CRE戦略の必要性|企業価値を高めるために「持つリスク」と「持たざるリスク」をどう捉えるか
目次
1. CRE戦略とは
CRE(Corporate Real Estate)戦略は、企業が保有・賃借する不動産を経営資源として位置付け、経営目的(収益性・効率性・成長性)に即して最適化する考え方です。単に所有か賃借かの判断に留まらず、「何を・どこで・どの規模で・どの形態で」保有・活用すべきかを中長期の事業計画と整合させます。
2. 不動産の「持つリスク」と「持たざるリスク」
2-1. 持つリスク:減損と企業価値の毀損
- 減損リスク:市場価値が簿価を下回ると減損損失を計上し、純資産・自己資本比率・信用力が低下。
- 需給変化:オフィス需要の変動・用途転換の遅れにより、稼働率や賃料が想定を下回る可能性。
- 保全コスト:老朽化に伴うCAPEX(大規模修繕・耐震・省エネ投資)がキャッシュフローを圧迫。
- 資本効率の悪化:過大な固定資産がROA/ROICを低下させ、投資家評価に影響。
2-2. 持たざるリスク:機会損失と競争力低下
- 資産価値上昇の取り逃し:成長エリアで価格が上昇しても、保有していないため含み益を享受できない。
- 賃料上昇・更新不安:賃借中心では長期的な賃料上昇や契約更新の不確実性に晒される。
- 遊休資産の不活性:自社遊休地・社宅・寮などを活用せず放置すると、潜在収益機会を逸失。

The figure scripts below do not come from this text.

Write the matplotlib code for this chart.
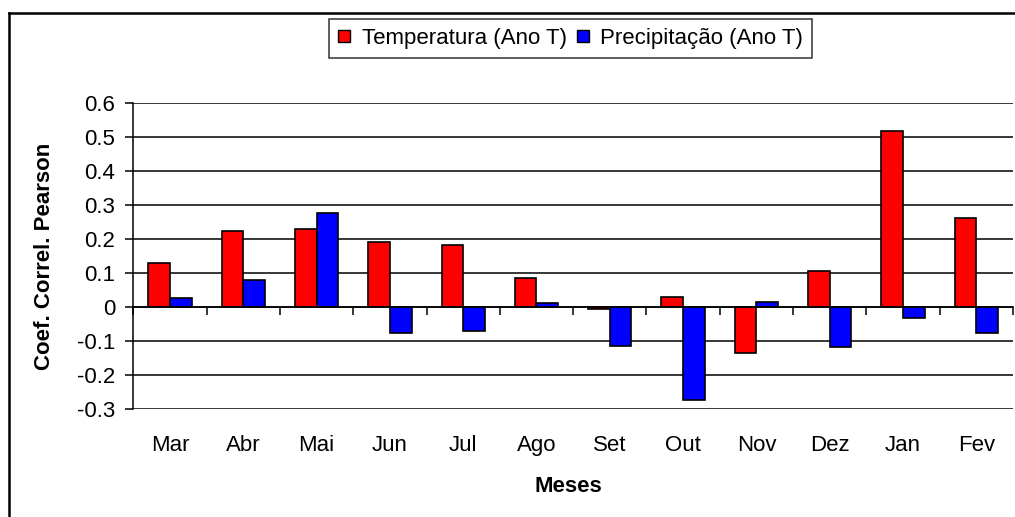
import matplotlib
matplotlib.use("Agg")
import matplotlib.pyplot as plt
from matplotlib.lines import Line2D
from matplotlib.patches import Patch
import numpy as np

plt.rcParams['font.family'] = ['Liberation Sans', 'DejaVu Sans']

months = ["Mar", "Abr", "Mai", "Jun", "Jul", "Ago", "Set", "Out", "Nov", "Dez", "Jan", "Fev"]
temperatura = [0.129, 0.225, 0.231, 0.193, 0.183, 0.085, -0.005, 0.031, -0.133, 0.108, 0.519, 0.264]
precipitacao = [0.026, 0.080, 0.278, -0.075, -0.069, 0.012, -0.113, -0.273, 0.017, -0.118, -0.032, -0.075]
yticks = [-0.3, -0.2, -0.1, 0, 0.1, 0.2, 0.3, 0.4, 0.5, 0.6]
ytick_labels = ["-0.3", "-0.2", "-0.1", "0", "0.1", "0.2", "0.3", "0.4", "0.5", "0.6"]

W, H = 1015, 517
FS = 16
fig = plt.figure(figsize=(W / 100, H / 100), dpi=100)
fig.patch.set_facecolor("white")

# outer chart-area border (top and left edges visible)
fig.add_artist(Line2D([9 / W, 1.0], [1 - 13 / H, 1 - 13 / H], color="black", lw=1.8,
                      transform=fig.transFigure))
fig.add_artist(Line2D([9 / W, 9 / W], [1 - 13 / H, 0.0], color="black", lw=1.8,
                      transform=fig.transFigure))

left, right = 133.3 / W, 1013 / W
top, bottom = 1 - 103.3 / H, 1 - 409.3 / H
ax = fig.add_axes([left, bottom, right - left, top - bottom])

x = np.arange(len(months))
bw = 0.295
ax.bar(x - bw / 2, temperatura, width=bw, color="#FF0000", edgecolor="black", linewidth=1.2, zorder=3)
ax.bar(x + bw / 2, precipitacao, width=bw, color="#0000FF", edgecolor="black", linewidth=1.2, zorder=3)

ax.set_xlim(-0.5, len(months) - 0.5)
ax.set_ylim(-0.3, 0.6)

# horizontal gridlines
for v in yticks:
    ax.axhline(v, color="black", lw=1.1, zorder=1)

for s in ["top", "right"]:
    ax.spines[s].set_visible(False)
ax.spines["left"].set_linewidth(1.1)
ax.spines["bottom"].set_position(("data", 0))
ax.spines["bottom"].set_linewidth(1.1)
ax.spines["bottom"].set_zorder(4)

ax.set_yticks(yticks)
ax.set_yticklabels(ytick_labels, fontsize=FS)
ax.tick_params(axis="y", direction="out", length=6, width=1.1, pad=7)

ax.set_xticks(np.arange(-0.5, len(months), 1.0))
ax.set_xticklabels([])
ax.tick_params(axis="x", direction="out", length=6, width=1.1)

# category labels placed below the plot area
for xi, m in zip(x, months):
    ax.text(xi, -36 / (409.3 - 103.3), m, transform=ax.get_xaxis_transform(),
            ha="center", va="center", fontsize=FS)

fig.text(568 / W, 1 - 487 / H, "Meses", ha="center", va="center", fontsize=FS, fontweight="bold")
fig.text(45 / W, 1 - 256 / H, "Coef. Correl. Pearson", ha="center", va="center",
         rotation=90, fontsize=FS, fontweight="bold")

handles = [Patch(facecolor="#FF0000", edgecolor="black", linewidth=1.0),
           Patch(facecolor="#0000FF", edgecolor="black", linewidth=1.0)]
leg = fig.legend(handles, ["Temperatura (Ano T)", "Precipitação (Ano T)"],
                 loc="center", bbox_to_anchor=(570.5 / W, 1 - 38.5 / H), ncol=2,
                 fontsize=FS, frameon=True, fancybox=False, edgecolor="black",
                 handlelength=0.55, handleheight=0.4, handletextpad=0.5,
                 columnspacing=0.45, borderpad=0.4, borderaxespad=0)
leg.get_frame().set_linewidth(1.1)

fig.savefig("out.png", dpi=100, facecolor="white")
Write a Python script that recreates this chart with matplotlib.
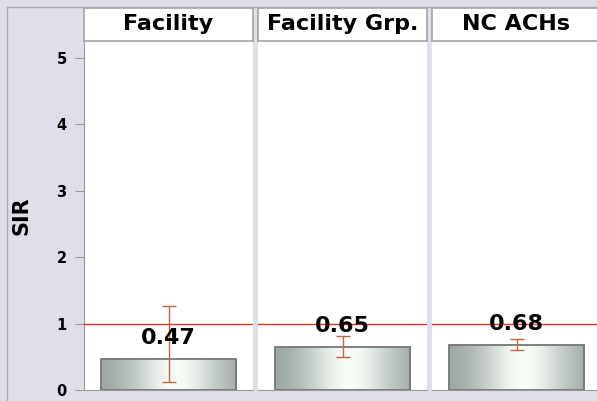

- ブランディング機会の欠落:旗艦拠点の欠如は採用・営業面の訴求力低下につながる場合がある。
3. 人口減少とエリア格差:価格は上下に二極化
日本は人口減少と都市集中が同時進行し、立地による価格の二極化が進展しています。都心一等地・駅近・高利便は需給が堅調で上昇・高止まりが見込まれる一方、郊外・地方では下落圧力が強まる可能性があります。CREでは、
- 保有すべき資産:収益性・流動性・再投資余地の高い物件をコアとして厚く保有。
- 見直す資産:稼働率・賃料の下押しが続く資産は、縮小・用途転換・共同化・売却で機動的に再配置。
- 将来需要の読み:人口動態・産業集積・交通計画・再開発計画を前提に、10年スパンで最適化。
4. CRE戦略の目的と効果
- 資産の最適配置:本社再編、拠点統廃合、遊休資産の売却・再開発・賃貸化で資産効率を改善。
- 財務体質の強化:売却益・資産圧縮でROA改善、負債削減で財務負担を軽減。
- リスク低減:価格下落や需給変化に耐えるポートフォリオへ入替。
- 企業価値向上:「眠る資産」を「稼ぐ資産」へ転換し、事業成長を下支え。
5. 不動産鑑定士が担う役割
実効性のあるCREは、適正な時価評価・収益分析・市場性診断が出発点です。不動産鑑定士は、
- 保有 vs. 売却(または賃貸化)の損益・キャッシュフロー比較
- 開発・用途転換・再編(共同化/区分化など)の実行可能性評価
- 将来シナリオ(人口・賃料・利回り)の感応度分析
を通じて、取締役会・投資委員会で説明可能な数値根拠を整備し、意思決定を後押しします。
6. まとめ:守りと攻めの両輪
価格下落リスク(減損)を避けつつ、上昇局面では価値を取り込む。その鍵は、「持つリスク」と「持たざるリスク」を同時に見極めるCRE戦略です。人口減少による地域格差を前提に、資産の入替と活用で企業価値を継続的に高めましょう。
FAQ
Q1. 今すぐやるべき最初の一歩は?
全拠点・資産のポートフォリオ棚卸し(面積・用途・稼働・賃料/簿価/時価・修繕計画)と、3シナリオ(ベース/強気/弱気)での感応度分析です。
Q2. 所有と賃借の最適バランスは?
機能重要度・拠点の独自性・代替可能性・財務制約で評価。旗艦/要塞拠点は保有厚め、汎用拠点は賃借中心が基本軸です。
Q3. 遊休資産は売るべき?活用すべき?
収益性(賃貸/開発)、市場性(流動性)、資本効率(ROA/ROIC)で比較。投資回収が見込めない場合は売却等の早期資産入替が有力です。